SET TASK →
Find and copy every line in the records that includes the string "this".

※ ※ ※

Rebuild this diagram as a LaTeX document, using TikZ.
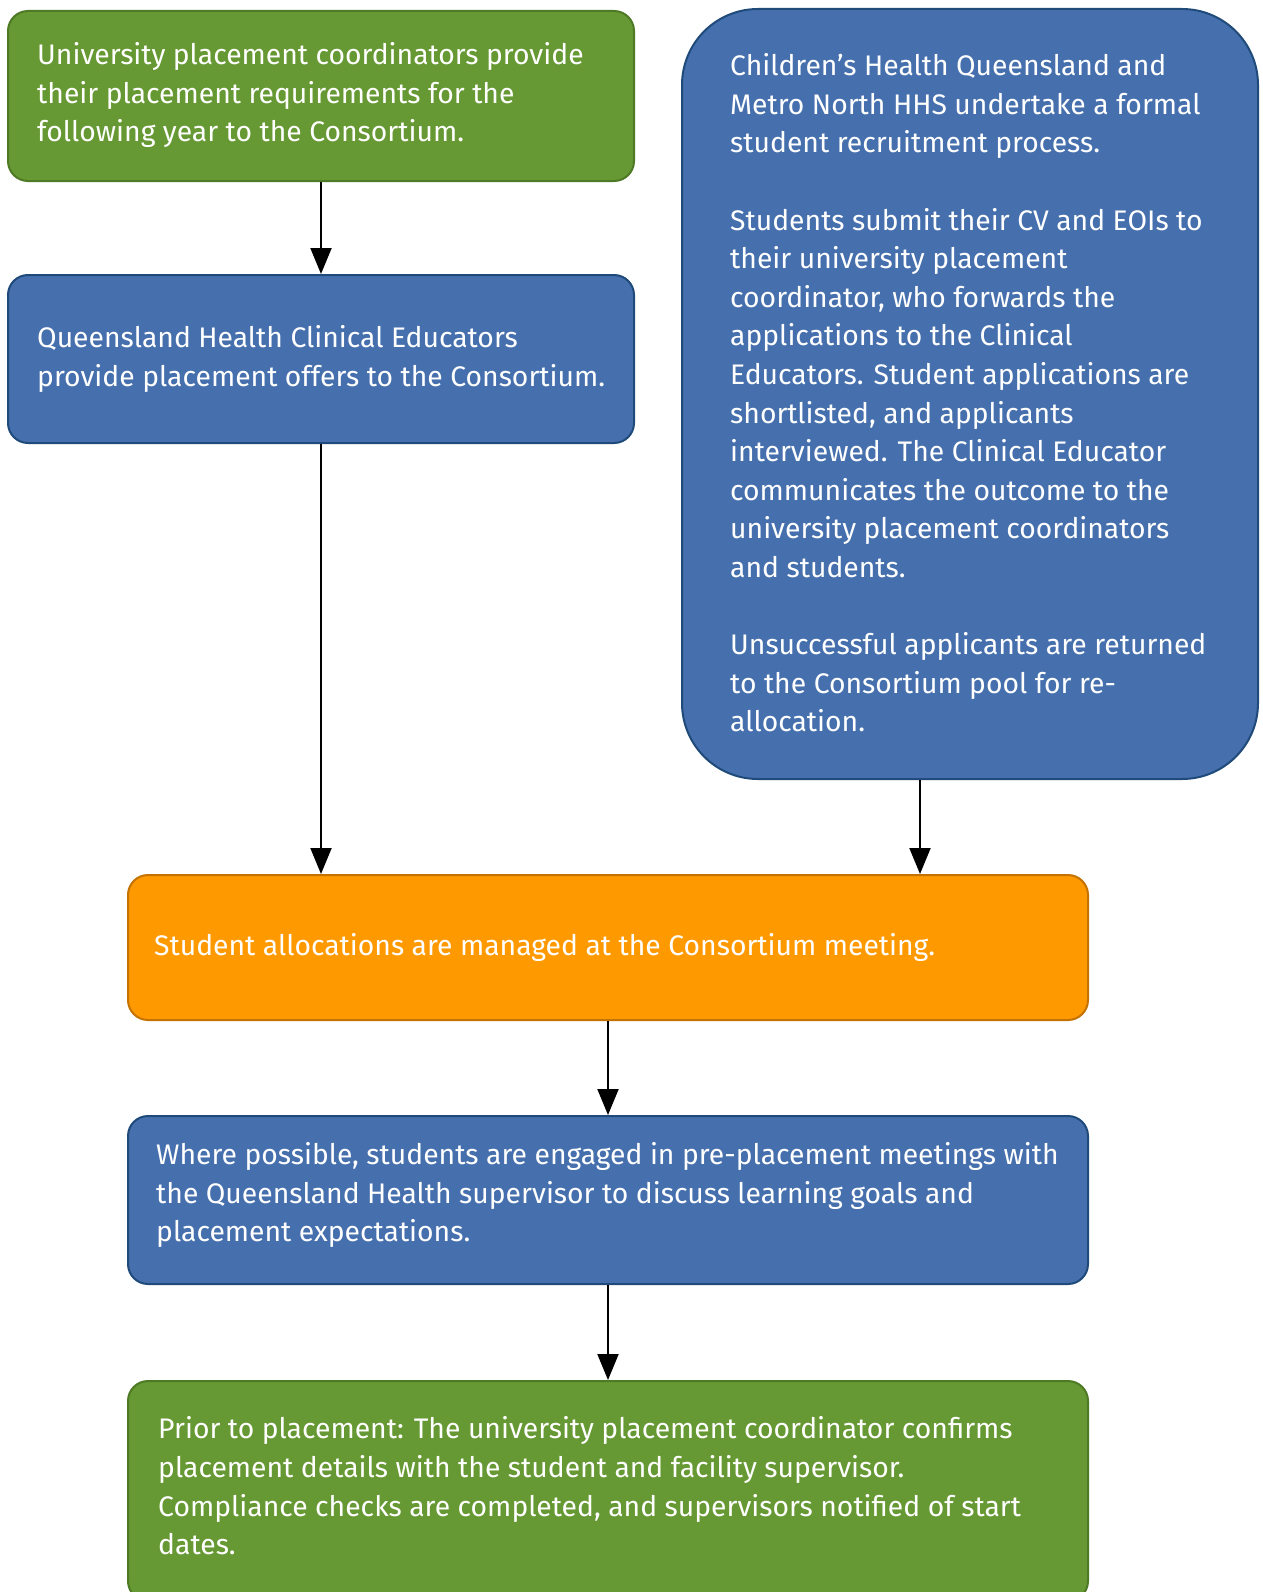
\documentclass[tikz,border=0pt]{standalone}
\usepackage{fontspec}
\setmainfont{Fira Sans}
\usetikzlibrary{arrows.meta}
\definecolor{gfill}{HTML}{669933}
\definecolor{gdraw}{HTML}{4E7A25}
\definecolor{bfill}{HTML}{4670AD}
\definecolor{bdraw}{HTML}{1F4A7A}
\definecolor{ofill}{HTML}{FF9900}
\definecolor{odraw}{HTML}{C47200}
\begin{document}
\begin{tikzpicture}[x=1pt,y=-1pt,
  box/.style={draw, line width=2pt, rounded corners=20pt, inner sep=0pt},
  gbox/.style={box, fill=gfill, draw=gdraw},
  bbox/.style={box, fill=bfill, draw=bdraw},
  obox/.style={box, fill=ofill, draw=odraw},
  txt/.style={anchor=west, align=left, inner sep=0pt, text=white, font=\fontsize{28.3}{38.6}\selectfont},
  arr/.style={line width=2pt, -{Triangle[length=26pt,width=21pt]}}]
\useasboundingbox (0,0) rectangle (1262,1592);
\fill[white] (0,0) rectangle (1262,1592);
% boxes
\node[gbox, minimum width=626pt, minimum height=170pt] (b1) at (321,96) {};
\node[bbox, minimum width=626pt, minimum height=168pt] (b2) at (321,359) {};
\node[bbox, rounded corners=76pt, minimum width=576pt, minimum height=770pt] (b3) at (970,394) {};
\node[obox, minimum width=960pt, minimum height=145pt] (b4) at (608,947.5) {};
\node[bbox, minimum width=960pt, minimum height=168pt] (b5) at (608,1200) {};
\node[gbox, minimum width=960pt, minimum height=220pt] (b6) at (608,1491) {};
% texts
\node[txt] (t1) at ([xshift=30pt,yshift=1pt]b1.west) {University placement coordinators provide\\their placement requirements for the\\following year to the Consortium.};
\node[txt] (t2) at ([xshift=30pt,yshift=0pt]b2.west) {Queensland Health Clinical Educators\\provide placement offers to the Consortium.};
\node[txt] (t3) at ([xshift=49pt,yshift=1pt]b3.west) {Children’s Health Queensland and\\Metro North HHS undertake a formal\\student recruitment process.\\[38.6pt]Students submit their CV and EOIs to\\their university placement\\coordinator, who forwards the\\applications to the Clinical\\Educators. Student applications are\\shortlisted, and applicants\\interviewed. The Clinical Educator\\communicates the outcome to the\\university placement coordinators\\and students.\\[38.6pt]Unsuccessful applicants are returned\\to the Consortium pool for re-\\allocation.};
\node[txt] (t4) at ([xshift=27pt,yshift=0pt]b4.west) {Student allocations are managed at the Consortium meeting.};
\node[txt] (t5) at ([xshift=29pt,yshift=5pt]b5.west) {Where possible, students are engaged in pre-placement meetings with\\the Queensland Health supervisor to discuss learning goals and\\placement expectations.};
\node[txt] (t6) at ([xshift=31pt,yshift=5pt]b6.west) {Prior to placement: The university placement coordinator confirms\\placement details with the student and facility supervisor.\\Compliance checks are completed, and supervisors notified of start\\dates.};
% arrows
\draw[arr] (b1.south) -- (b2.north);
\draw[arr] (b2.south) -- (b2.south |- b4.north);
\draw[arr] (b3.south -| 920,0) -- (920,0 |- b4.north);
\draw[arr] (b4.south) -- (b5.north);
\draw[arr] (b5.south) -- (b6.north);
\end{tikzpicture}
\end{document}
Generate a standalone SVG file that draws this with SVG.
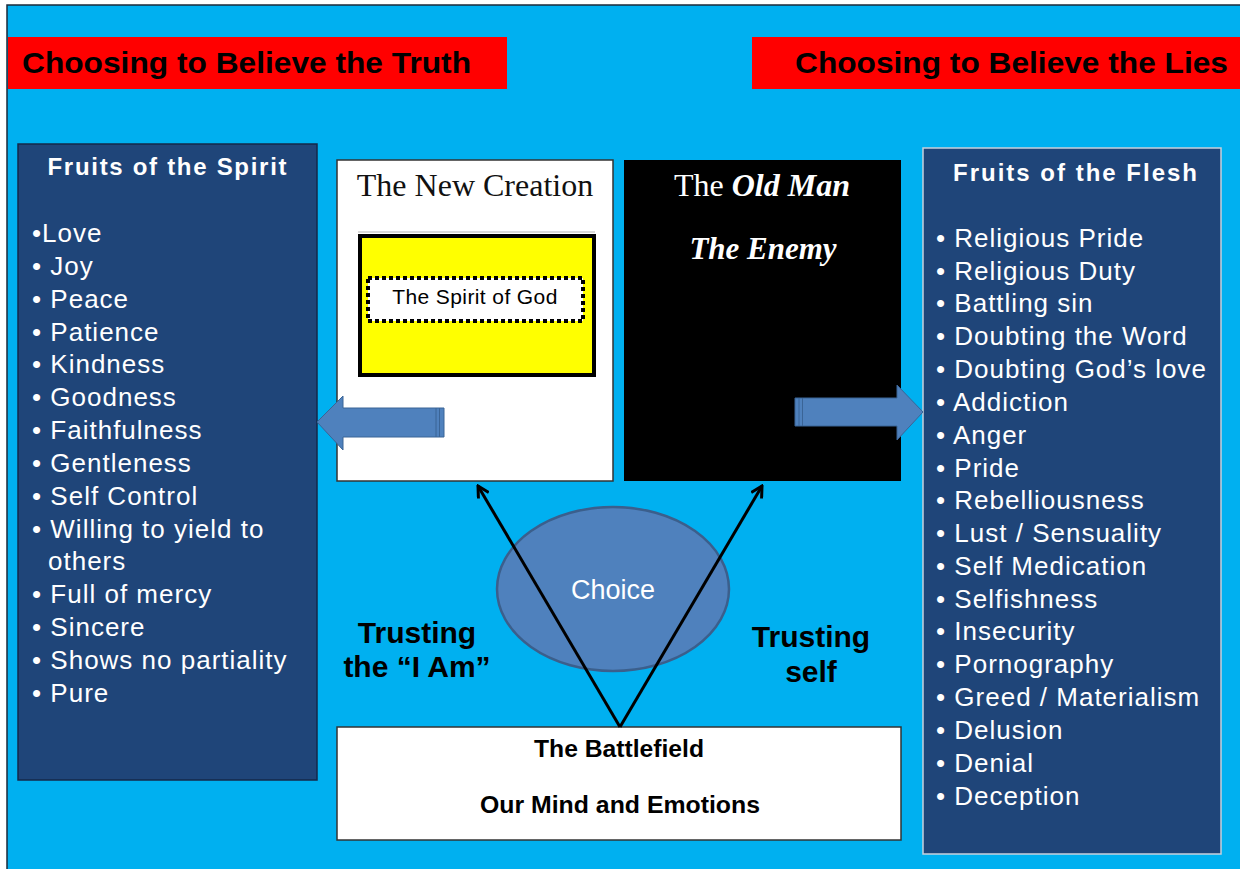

※ ※ ※

SOLVED EXERCISE →
Rebuild this diagram as a LaTeX document, using TikZ.
Generate a standalone SVG file that draws this with SVG.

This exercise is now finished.